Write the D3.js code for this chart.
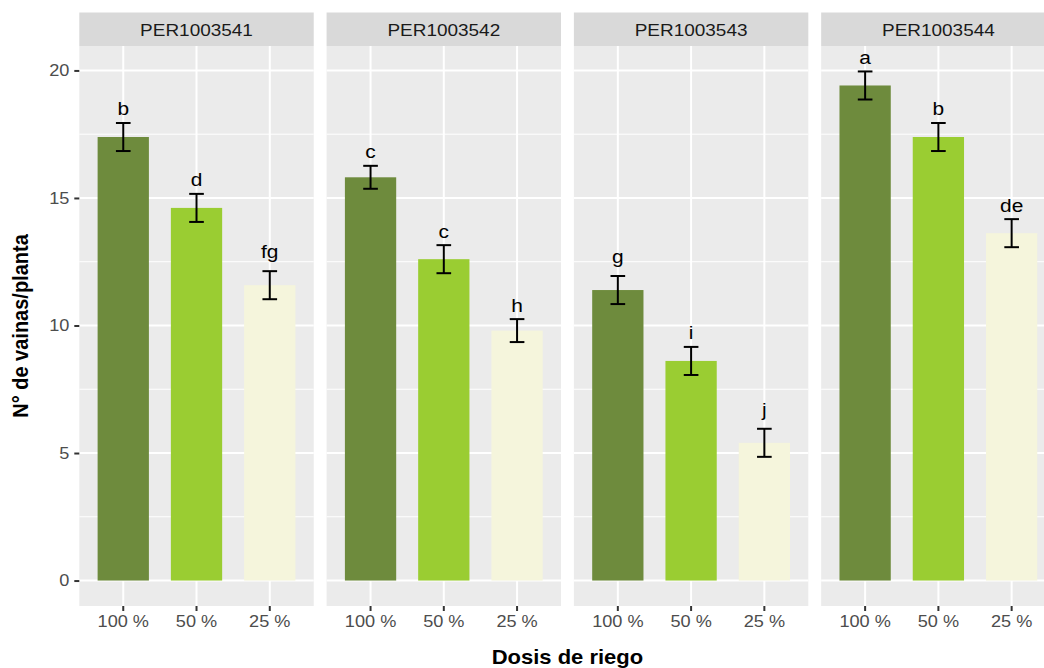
<!DOCTYPE html>
<html>
<head>
<meta charset="utf-8">
<script src="https://cdn.jsdelivr.net/npm/d3@7"></script>
<style>
  html, body { margin: 0; padding: 0; background: #fff; }
  svg { display: block; font-family: "Liberation Sans", Arial, Helvetica, sans-serif; }
</style>
</head>
<body>
<svg id="chart" width="1044" height="668"></svg>
<script>
// ---- data ----
const genotypes = ["PER1003541", "PER1003542", "PER1003543", "PER1003544"];
const doses = ["100 %", "50 %", "25 %"];
const means1 = [17.39, 14.61, 11.58];
const means2 = [15.81, 12.60, 9.80];
const means3 = [11.39, 8.61, 5.40];
const means4 = [19.41, 17.39, 13.62];
const se1 = [0.55, 0.55, 0.55];
const se2 = [0.45, 0.55, 0.45];
const se3 = [0.55, 0.55, 0.55];
const se4 = [0.55, 0.55, 0.55];
const letters1 = ["b", "d", "fg"];
const letters2 = ["c", "c", "h"];
const letters3 = ["g", "i", "j"];
const letters4 = ["a", "b", "de"];
const yTicks = [0, 5, 10, 15, 20];
const doseColors = ["#6E8B3D", "#9ACD32", "#F5F5DC"];

const meansAll = [means1, means2, means3, means4];
const seAll = [se1, se2, se3, se4];
const lettersAll = [letters1, letters2, letters3, letters4];
const rows = [];
genotypes.forEach((g, gi) => {
  doses.forEach((d, di) => {
    rows.push({ g, d, mean: meansAll[gi][di], se: seAll[gi][di], letter: lettersAll[gi][di] });
  });
});

// ---- layout ----
const svg = d3.select("#chart");
const panelTop = 46, panelBottom = 606;
const stripTop = 12.5;
const panelsLeft = 79.3, panelsRight = 1055.6;
const SX = 1.1; // horizontal text stretch

const fx = d3.scaleBand().domain(genotypes).range([panelsLeft, panelsRight]).paddingInner(0.052).paddingOuter(0);
const pw = fx.bandwidth();
const x = d3.scaleBand().domain(doses).range([0, pw]).paddingInner(0.3).paddingOuter(0.25);

const maxY = d3.max(rows, r => r.mean + r.se);
const pad = 0.05 * maxY;
const y = d3.scaleLinear().domain([-pad, maxY + pad]).range([panelBottom, panelTop]);
const minorTicks = [2.5, 7.5, 12.5, 17.5];

genotypes.forEach(g => {
  const p = svg.append("g").attr("transform", `translate(${fx(g)},0)`);
  // strip
  p.append("rect").attr("x", 0).attr("y", stripTop).attr("width", pw).attr("height", panelTop - stripTop).attr("fill", "#d9d9d9");
  p.append("text").attr("transform", `translate(${pw / 2},${36}) scale(1.15,1)`)
    .attr("text-anchor", "middle").attr("font-size", 16.5).attr("fill", "#1a1a1a").text(g);
  // background
  p.append("rect").attr("x", 0).attr("y", panelTop).attr("width", pw).attr("height", panelBottom - panelTop).attr("fill", "#ebebeb");
  // grids
  p.selectAll(".minor").data(minorTicks).enter().append("line")
    .attr("x1", 0).attr("x2", pw).attr("y1", d => y(d)).attr("y2", d => y(d))
    .attr("stroke", "#fff").attr("stroke-width", 1);
  p.selectAll(".major").data(yTicks).enter().append("line")
    .attr("x1", 0).attr("x2", pw).attr("y1", d => y(d)).attr("y2", d => y(d))
    .attr("stroke", "#fff").attr("stroke-width", 2);
  p.selectAll(".vmajor").data(doses).enter().append("line")
    .attr("x1", d => x(d) + x.bandwidth() / 2).attr("x2", d => x(d) + x.bandwidth() / 2)
    .attr("y1", panelTop).attr("y2", panelBottom)
    .attr("stroke", "#fff").attr("stroke-width", 2);

  const data = rows.filter(r => r.g === g);
  // bars
  p.selectAll(".bar").data(data).enter().append("rect")
    .attr("x", d => x(d.d)).attr("width", x.bandwidth())
    .attr("y", d => y(d.mean)).attr("height", d => y(0) - y(d.mean))
    .attr("fill", d => doseColors[doses.indexOf(d.d)]);
  // error bars
  const cap = x.step() * 0.1;
  const cx = d => x(d.d) + x.bandwidth() / 2;
  const eb = p.selectAll(".eb").data(data).enter().append("g")
    .attr("stroke", "#000").attr("stroke-width", 2);
  eb.append("line").attr("x1", cx).attr("x2", cx)
    .attr("y1", d => y(d.mean - d.se)).attr("y2", d => y(d.mean + d.se));
  eb.append("line").attr("x1", d => cx(d) - cap).attr("x2", d => cx(d) + cap)
    .attr("y1", d => y(d.mean + d.se)).attr("y2", d => y(d.mean + d.se));
  eb.append("line").attr("x1", d => cx(d) - cap).attr("x2", d => cx(d) + cap)
    .attr("y1", d => y(d.mean - d.se)).attr("y2", d => y(d.mean - d.se));
  // letters (raised a bit more when the label has a descender)
  const lift = d => 7.5 + (/[gjpqy]/.test(d.letter) ? 5.5 : 0);
  p.selectAll(".lab").data(data).enter().append("text")
    .attr("transform", d => `translate(${cx(d)},${y(d.mean + d.se) - lift(d)}) scale(${SX},1)`)
    .attr("text-anchor", "middle").attr("font-size", 19).attr("fill", "#000").text(d => d.letter);

  // x axis
  const xa = p.append("g").attr("transform", `translate(0,${panelBottom})`)
    .call(d3.axisBottom(x).tickSize(5).tickPadding(4));
  xa.select(".domain").remove();
  xa.selectAll(".tick line").attr("stroke", "#333").attr("stroke-width", 2);
  xa.selectAll(".tick text").attr("font-size", 16.5).attr("fill", "#4d4d4d")
    .attr("font-family", null).attr("transform", `scale(${SX},1)`);
});

// y axis
const ya = svg.append("g").attr("transform", `translate(${panelsLeft},0)`)
  .call(d3.axisLeft(y).tickValues(yTicks).tickSize(5).tickPadding(4));
ya.select(".domain").remove();
ya.selectAll(".tick line").attr("stroke", "#333").attr("stroke-width", 2);
ya.selectAll(".tick text").attr("font-size", 16.5).attr("fill", "#4d4d4d").attr("font-family", null)
  .attr("transform", `scale(${SX},1)`);

// axis titles
svg.append("text")
  .attr("transform", `translate(${(panelsLeft + panelsRight) / 2},664) scale(${SX},1)`)
  .attr("text-anchor", "middle").attr("font-size", 20).attr("font-weight", "bold").attr("fill", "#000")
  .text("Dosis de riego");
svg.append("text")
  .attr("transform", `translate(28,${(panelTop + panelBottom) / 2}) rotate(-90) scale(1,${SX})`)
  .attr("text-anchor", "middle").attr("font-size", 20).attr("font-weight", "bold").attr("fill", "#000")
  .text("N° de vainas/planta");
</script>
</body>
</html>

-*-

- _SET PROBLEM_: Give an exact copy of the material, leaving out every picture.

- _EXERCISE SOLUTION_:
Write the D3.js code for this chart.
<!DOCTYPE html>
<html>
<head>
<meta charset="utf-8">
<script src="https://cdn.jsdelivr.net/npm/d3@7"></script>
<style>
  html, body { margin: 0; padding: 0; background: #fff; }
  svg { display: block; font-family: "Liberation Sans", Arial, Helvetica, sans-serif; }
</style>
</head>
<body>
<svg id="chart" width="1044" height="668"></svg>
<script>
// ---- data ----
const genotypes = ["PER1003541", "PER1003542", "PER1003543", "PER1003544"];
const doses = ["100 %", "50 %", "25 %"];
const means1 = [17.39, 14.61, 11.58];
const means2 = [15.81, 12.60, 9.80];
const means3 = [11.39, 8.61, 5.40];
const means4 = [19.41, 17.39, 13.62];
const se1 = [0.55, 0.55, 0.55];
const se2 = [0.45, 0.55, 0.45];
const se3 = [0.55, 0.55, 0.55];
const se4 = [0.55, 0.55, 0.55];
const letters1 = ["b", "d", "fg"];
const letters2 = ["c", "c", "h"];
const letters3 = ["g", "i", "j"];
const letters4 = ["a", "b", "de"];
const yTicks = [0, 5, 10, 15, 20];
const doseColors = ["#6E8B3D", "#9ACD32", "#F5F5DC"];

const meansAll = [means1, means2, means3, means4];
const seAll = [se1, se2, se3, se4];
const lettersAll = [letters1, letters2, letters3, letters4];
const rows = [];
genotypes.forEach((g, gi) => {
  doses.forEach((d, di) => {
    rows.push({ g, d, mean: meansAll[gi][di], se: seAll[gi][di], letter: lettersAll[gi][di] });
  });
});

// ---- layout ----
const svg = d3.select("#chart");
const panelTop = 46, panelBottom = 606;
const stripTop = 12.5;
const panelsLeft = 79.3, panelsRight = 1055.6;
const SX = 1.1; // horizontal text stretch

const fx = d3.scaleBand().domain(genotypes).range([panelsLeft, panelsRight]).paddingInner(0.052).paddingOuter(0);
const pw = fx.bandwidth();
const x = d3.scaleBand().domain(doses).range([0, pw]).paddingInner(0.3).paddingOuter(0.25);

const maxY = d3.max(rows, r => r.mean + r.se);
const pad = 0.05 * maxY;
const y = d3.scaleLinear().domain([-pad, maxY + pad]).range([panelBottom, panelTop]);
const minorTicks = [2.5, 7.5, 12.5, 17.5];

genotypes.forEach(g => {
  const p = svg.append("g").attr("transform", `translate(${fx(g)},0)`);
  // strip
  p.append("rect").attr("x", 0).attr("y", stripTop).attr("width", pw).attr("height", panelTop - stripTop).attr("fill", "#d9d9d9");
  p.append("text").attr("transform", `translate(${pw / 2},${36}) scale(1.15,1)`)
    .attr("text-anchor", "middle").attr("font-size", 16.5).attr("fill", "#1a1a1a").text(g);
  // background
  p.append("rect").attr("x", 0).attr("y", panelTop).attr("width", pw).attr("height", panelBottom - panelTop).attr("fill", "#ebebeb");
  // grids
  p.selectAll(".minor").data(minorTicks).enter().append("line")
    .attr("x1", 0).attr("x2", pw).attr("y1", d => y(d)).attr("y2", d => y(d))
    .attr("stroke", "#fff").attr("stroke-width", 1);
  p.selectAll(".major").data(yTicks).enter().append("line")
    .attr("x1", 0).attr("x2", pw).attr("y1", d => y(d)).attr("y2", d => y(d))
    .attr("stroke", "#fff").attr("stroke-width", 2);
  p.selectAll(".vmajor").data(doses).enter().append("line")
    .attr("x1", d => x(d) + x.bandwidth() / 2).attr("x2", d => x(d) + x.bandwidth() / 2)
    .attr("y1", panelTop).attr("y2", panelBottom)
    .attr("stroke", "#fff").attr("stroke-width", 2);

  const data = rows.filter(r => r.g === g);
  // bars
  p.selectAll(".bar").data(data).enter().append("rect")
    .attr("x", d => x(d.d)).attr("width", x.bandwidth())
    .attr("y", d => y(d.mean)).attr("height", d => y(0) - y(d.mean))
    .attr("fill", d => doseColors[doses.indexOf(d.d)]);
  // error bars
  const cap = x.step() * 0.1;
  const cx = d => x(d.d) + x.bandwidth() / 2;
  const eb = p.selectAll(".eb").data(data).enter().append("g")
    .attr("stroke", "#000").attr("stroke-width", 2);
  eb.append("line").attr("x1", cx).attr("x2", cx)
    .attr("y1", d => y(d.mean - d.se)).attr("y2", d => y(d.mean + d.se));
  eb.append("line").attr("x1", d => cx(d) - cap).attr("x2", d => cx(d) + cap)
    .attr("y1", d => y(d.mean + d.se)).attr("y2", d => y(d.mean + d.se));
  eb.append("line").attr("x1", d => cx(d) - cap).attr("x2", d => cx(d) + cap)
    .attr("y1", d => y(d.mean - d.se)).attr("y2", d => y(d.mean - d.se));
  // letters (raised a bit more when the label has a descender)
  const lift = d => 7.5 + (/[gjpqy]/.test(d.letter) ? 5.5 : 0);
  p.selectAll(".lab").data(data).enter().append("text")
    .attr("transform", d => `translate(${cx(d)},${y(d.mean + d.se) - lift(d)}) scale(${SX},1)`)
    .attr("text-anchor", "middle").attr("font-size", 19).attr("fill", "#000").text(d => d.letter);

  // x axis
  const xa = p.append("g").attr("transform", `translate(0,${panelBottom})`)
    .call(d3.axisBottom(x).tickSize(5).tickPadding(4));
  xa.select(".domain").remove();
  xa.selectAll(".tick line").attr("stroke", "#333").attr("stroke-width", 2);
  xa.selectAll(".tick text").attr("font-size", 16.5).attr("fill", "#4d4d4d")
    .attr("font-family", null).attr("transform", `scale(${SX},1)`);
});

// y axis
const ya = svg.append("g").attr("transform", `translate(${panelsLeft},0)`)
  .call(d3.axisLeft(y).tickValues(yTicks).tickSize(5).tickPadding(4));
ya.select(".domain").remove();
ya.selectAll(".tick line").attr("stroke", "#333").attr("stroke-width", 2);
ya.selectAll(".tick text").attr("font-size", 16.5).attr("fill", "#4d4d4d").attr("font-family", null)
  .attr("transform", `scale(${SX},1)`);

// axis titles
svg.append("text")
  .attr("transform", `translate(${(panelsLeft + panelsRight) / 2},664) scale(${SX},1)`)
  .attr("text-anchor", "middle").attr("font-size", 20).attr("font-weight", "bold").attr("fill", "#000")
  .text("Dosis de riego");
svg.append("text")
  .attr("transform", `translate(28,${(panelTop + panelBottom) / 2}) rotate(-90) scale(1,${SX})`)
  .attr("text-anchor", "middle").attr("font-size", 20).attr("font-weight", "bold").attr("fill", "#000")
  .text("N° de vainas/planta");
</script>
</body>
</html>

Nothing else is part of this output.